## BEGIN Material

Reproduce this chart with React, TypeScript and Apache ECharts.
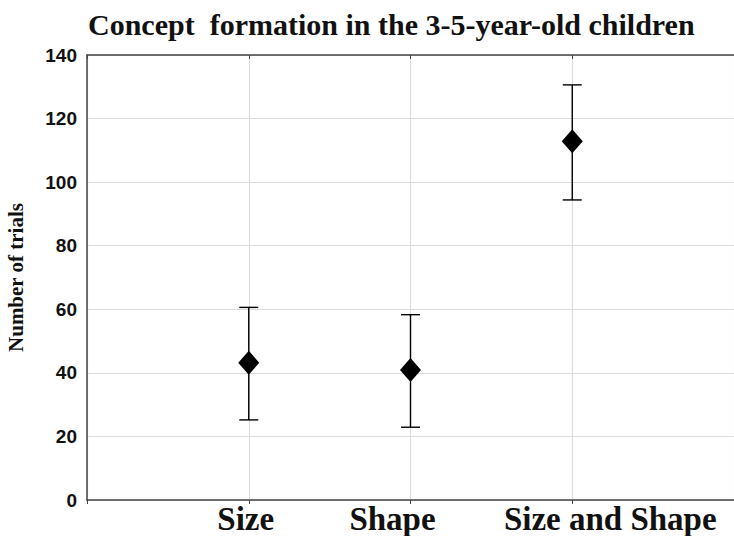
import React, { useEffect, useRef } from "react";
import * as echarts from "echarts";

const titleText = "Concept  formation in the 3-5-year-old children";
const yAxisName = "Number of trials";
const categories = ["Size", "Shape", "Size and Shape"];
const means = [43.2, 40.9, 112.9];
const upper = [60.6, 58.3, 130.6];
const lower = [25.2, 22.9, 94.4];

export default function App() {
  const ref = useRef<HTMLDivElement>(null);
  useEffect(() => {
    const chart = echarts.init(ref.current!, null, { renderer: "svg" });
    const pos = categories.map((_, i) => i + 1);
    const labelFont = {
      fontFamily: "Liberation Serif",
      fontWeight: "bold" as const,
      fontSize: 33,
      color: "#111",
      lineHeight: 33,
    };
    chart.setOption({
      animation: false,
      backgroundColor: "#ffffff",
      title: {
        text: titleText,
        left: 83,
        top: 4,
        textStyle: {
          fontFamily: "Liberation Serif",
          fontWeight: "bold",
          fontSize: 30,
          color: "#111",
        },
      },
      grid: { left: 87, right: 0, top: 55, bottom: 36, outerBoundsMode: "none", containLabel: false },
      xAxis: [
        {
          type: "value",
          min: 0,
          max: 4,
          interval: 1,
          axisLine: { show: true, lineStyle: { color: "#444", width: 1.5 } },
          axisTick: { show: true, length: 4, lineStyle: { color: "#444" } },
          axisLabel: {
            formatter: (v: number) =>
              categories[v - 1] !== undefined ? `{c${v - 1}|${categories[v - 1]}}` : "",
            margin: 2,
            rich: {
              c0: { ...labelFont, padding: [0, 6, 0, 0] },
              c1: { ...labelFont, padding: [0, 36, 0, 0] },
              c2: { ...labelFont, padding: [0, 0, 0, 76] },
            },
          },
          splitLine: { show: true, lineStyle: { color: "#dcdcdc", width: 1.2 } },
        },
        {
          type: "value",
          position: "top",
          min: 0,
          max: 4,
          interval: 1,
          axisLine: { show: true, lineStyle: { color: "#444", width: 1.5 } },
          axisTick: { show: true, inside: true, length: 4, lineStyle: { color: "#444" } },
          axisLabel: { show: false },
          splitLine: { show: false },
        },
      ],
      yAxis: {
        type: "value",
        min: 0,
        max: 140,
        interval: 20,
        name: yAxisName,
        nameLocation: "middle",
        nameRotate: 90,
        nameGap: 61,
        nameTextStyle: {
          fontFamily: "Liberation Serif",
          fontWeight: "bold",
          fontSize: 21,
          color: "#111",
        },
        axisLine: { show: true, lineStyle: { color: "#444", width: 1.5 } },
        axisTick: { show: false },
        axisLabel: {
          fontFamily: "Liberation Sans",
          fontWeight: "bold",
          fontSize: 19,
          color: "#111",
          margin: 10,
        },
        splitLine: { show: true, lineStyle: { color: "#dcdcdc", width: 1.2 } },
      },
      series: [
        {
          type: "custom",
          xAxisIndex: 0,
          encode: { x: 0, y: [1, 2] },
          data: pos.map((p, i) => [p, upper[i], lower[i]]),
          renderItem: (params: any, api: any) => {
            const x = api.value(0);
            const top = api.coord([x, api.value(1)]);
            const bot = api.coord([x, api.value(2)]);
            const hw = 9.5;
            const style = { stroke: "#000", lineWidth: 1.4 };
            return {
              type: "group",
              children: [
                { type: "line", shape: { x1: top[0], y1: top[1], x2: bot[0], y2: bot[1] }, style },
                { type: "line", shape: { x1: top[0] - hw, y1: top[1], x2: top[0] + hw, y2: top[1] }, style },
                { type: "line", shape: { x1: bot[0] - hw, y1: bot[1], x2: bot[0] + hw, y2: bot[1] }, style },
              ],
            };
          },
          z: 2,
        },
        {
          type: "scatter",
          xAxisIndex: 0,
          data: pos.map((p, i) => [p, means[i]]),
          symbol: "diamond",
          symbolSize: [21, 24],
          itemStyle: { color: "#000", opacity: 1 },
          z: 3,
        },
      ],
    });
    return () => chart.dispose();
  }, []);
  return (
    <div
      ref={ref}
      style={{ position: "fixed", left: 0, top: 0, width: 734, height: 536 }}
    />
  );
}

## END Material

#### Short problem
Write out an exact copy of the listing, first line through the line containing "const lower = [25.2, 22.9, 94.4];", with the pictures left out.

#### Reply to the task
Reproduce this chart with React, TypeScript and Apache ECharts.
import React, { useEffect, useRef } from "react";
import * as echarts from "echarts";

const titleText = "Concept  formation in the 3-5-year-old children";
const yAxisName = "Number of trials";
const categories = ["Size", "Shape", "Size and Shape"];
const means = [43.2, 40.9, 112.9];
const upper = [60.6, 58.3, 130.6];
const lower = [25.2, 22.9, 94.4];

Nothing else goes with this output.